Weggegefährten aus dem Fußball schwärmen zwischen all den Bildern vom Rasen oder von Fred Schweinsteigers Videokassetten von all dem, was dem Helden auf seinem Weg begegnet ist. Da gibt es bemerkenswerten Beifang: Wer sich etwa schon einmal gefragt hat, warum Karl-Heinz Rummenigge, der Boss des FC Bayern, bisweilen so griesgrämig dreinschaut, der erfährt, dass sich der gute Mann jedes Jahr im Urlaub auf Sylt das verlorene Finale Dahoam noch einmal anschaut. Der Ärmste.

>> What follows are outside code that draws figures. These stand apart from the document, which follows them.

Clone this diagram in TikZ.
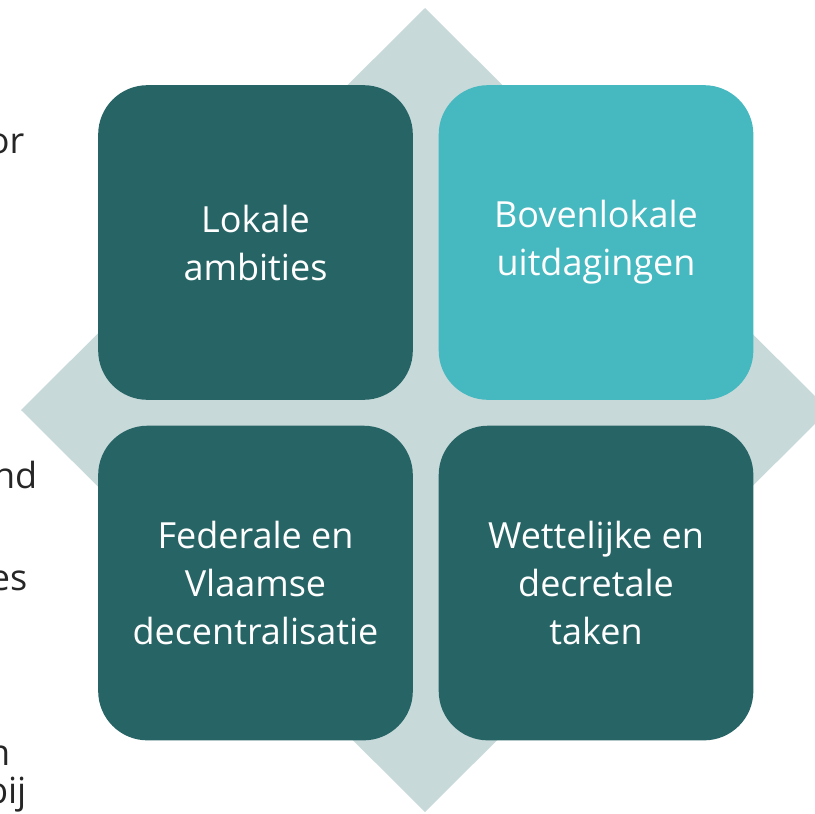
\documentclass[tikz,border=0pt]{standalone}
\usepackage{fontspec}
\setmainfont{Open Sans}
\usetikzlibrary{positioning}
\definecolor{tiledark}{RGB}{39,100,101}
\definecolor{tilelight}{RGB}{69,184,192}
\definecolor{diamondgrey}{RGB}{200,217,218}
\definecolor{textgrey}{RGB}{38,38,38}

\begin{document}
\begin{tikzpicture}[x=0.75pt, y=-0.75pt,
  tile/.style={rounded corners=37pt, minimum size=236pt, inner sep=0pt,
    text=white, align=center, font=\fontsize{27}{36}\selectfont},
  cut/.style={anchor=base east, text=textgrey, font=\fontsize{27}{36}\selectfont}]
\clip (0,0) rectangle (815,814);
% background diamond
\fill[diamondgrey] (425,8) -- (829,410) -- (425,812) -- (21,410) -- cycle;
% four tiles
\node[tile, fill=tiledark] (la) at (255.5,242.5) {Lokale\\ambities};
\node[tile, fill=tilelight, right=19pt of la] (bu) {Bovenlokale\\uitdagingen};
\node[tile, fill=tiledark, below=19pt of la] (fv) {Federale en\\Vlaamse\\decentralisatie};
\node[tile, fill=tiledark, right=19pt of fv] (wd) {Wettelijke en\\decretale\\taken};
% text cut off at the left edge
\node[cut] (t1) at (29,153) {or};
\node[cut] (t2) at (42,488) {nd};
\node[cut] (t3) at (32,590) {es};
\node[cut] (t4) at (15,765) {n};
\node[cut] (t5) at (31,803) {bij};
\end{tikzpicture}
\end{document}
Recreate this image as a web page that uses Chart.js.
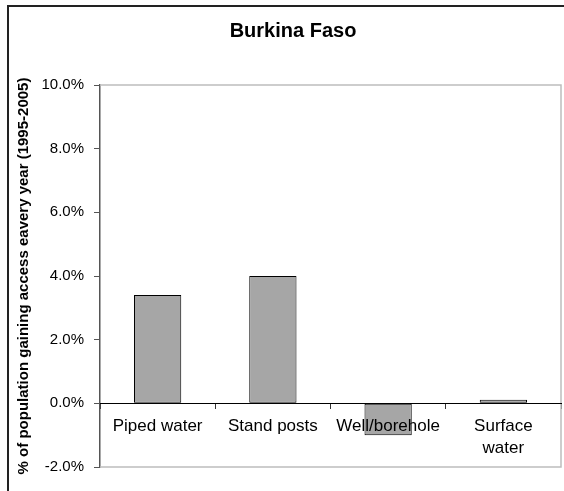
<!DOCTYPE html>
<html>
<head>
<meta charset="utf-8">
<script src="https://cdn.jsdelivr.net/npm/chart.js@4.4.0/dist/chart.umd.min.js"></script>
<style>
  html, body { margin: 0; padding: 0; background: #ffffff; }
  #wrap { position: relative; width: 564px; height: 491px; }
</style>
</head>
<body>
<div id="wrap"><canvas id="chart" width="564" height="491"></canvas></div>
<script>
// Water source categories (multi-line labels are arrays)
const categories = ['Piped water', 'Stand posts', 'Well/borehole', ['Surface', 'water']];
// Annual change in access, percent of population per year
const accessGain = [3.4, 4.0, -1.0, 0.11];
// Y axis range and step, in percent
const yMin = -2;
const yMax = 10;
const yStep = 2;

const chartTitle = 'Burkina Faso';
const yTitle = '% of population gaining access eavery year (1995-2005)';

const FONT = 'Arial, "Liberation Sans", sans-serif';

// Chart heading, plot-area frame (top, right, bottom in light gray) and outer frame
const decorations = {
  id: 'decorations',
  beforeDatasetsDraw(chart) {
    const { ctx, chartArea: a } = chart;
    ctx.save();
    ctx.strokeStyle = '#bdbdbd';
    ctx.lineWidth = 1.5;
    ctx.beginPath();
    ctx.moveTo(a.left, a.top);
    ctx.lineTo(a.right, a.top);
    ctx.lineTo(a.right, a.bottom);
    ctx.lineTo(a.left, a.bottom);
    ctx.stroke();
    ctx.restore();
  },
  afterDraw(chart) {
    const { ctx } = chart;
    ctx.save();
    ctx.fillStyle = '#000000';
    ctx.font = 'bold 20px ' + FONT;
    ctx.textAlign = 'center';
    ctx.textBaseline = 'middle';
    ctx.fillText(chartTitle, 293, 31);

    ctx.strokeStyle = '#222222';
    ctx.lineWidth = 2;
    ctx.beginPath();
    ctx.moveTo(8, chart.height);
    ctx.lineTo(8, 6);
    ctx.lineTo(chart.width, 6);
    ctx.stroke();
    ctx.restore();
  }
};

new Chart(document.getElementById('chart'), {
  type: 'bar',
  data: {
    labels: categories,
    datasets: [{
      data: accessGain,
      backgroundColor: '#a6a6a6',
      borderColor: '#000000',
      borderWidth: 1,
      borderSkipped: false,
      categoryPercentage: 1.0,
      barPercentage: 0.41
    }]
  },
  options: {
    responsive: false,
    animation: false,
    layout: { padding: { left: 8, top: 85, right: 3, bottom: 24 } },
    plugins: {
      legend: { display: false },
      tooltip: { enabled: false },
      title: { display: false }
    },
    scales: {
      x: {
        position: { y: 0 },
        grid: {
          display: true,
          drawOnChartArea: false,
          drawTicks: true,
          tickLength: 5,
          tickColor: '#333333',
          offset: true
        },
        border: { display: true, color: '#000000', width: 1, z: 1 },
        ticks: {
          z: 1,
          color: '#000000',
          font: { family: FONT, size: 17, lineHeight: 1.3 },
          padding: 7,
          maxRotation: 0,
          minRotation: 0,
          autoSkip: false
        }
      },
      y: {
        min: yMin,
        max: yMax,
        afterFit(scale) { scale.width = 92; },
        grid: {
          display: true,
          drawOnChartArea: false,
          drawTicks: true,
          tickLength: 6,
          tickColor: '#555555'
        },
        border: { display: true, color: '#555555', width: 1.5 },
        ticks: {
          stepSize: yStep,
          color: '#000000',
          font: { family: FONT, size: 15 },
          padding: 10,
          callback: (v) => v.toFixed(1) + '%'
        },
        title: {
          display: true,
          text: yTitle,
          color: '#000000',
          font: { family: FONT, size: 15, weight: 'bold', lineHeight: 1.2 },
          padding: { top: 7, bottom: 4 }
        }
      }
    }
  },
  plugins: [decorations]
});
</script>
</body>
</html>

Oliver Kahn darf sagen, wie schlimm es ist, vor 400 Millionen Menschen als Versager dazustehen und Jupp Heynckes fällt die Rolle desjenigen zu, der sagt, dass sich der gute Bastian immer treu geblieben ist. Vom Auftritt Thomas Müllers im Film wird wohl vor allem der gewalltige Rollkragen seines roten Pullis in Erinnerung bleiben. Und über Till Schweiger, den Produzenten des Films, wissen wir jetzt, dass er nach der Halbfinalniederlage der Deutschen bei der Heim-WM gegen Italien noch am Morgen danach hat weinen müssen.
Das Fazit ist naheliegend: So viel Salzwasser war selten in einem Sportfilm. Schluchz!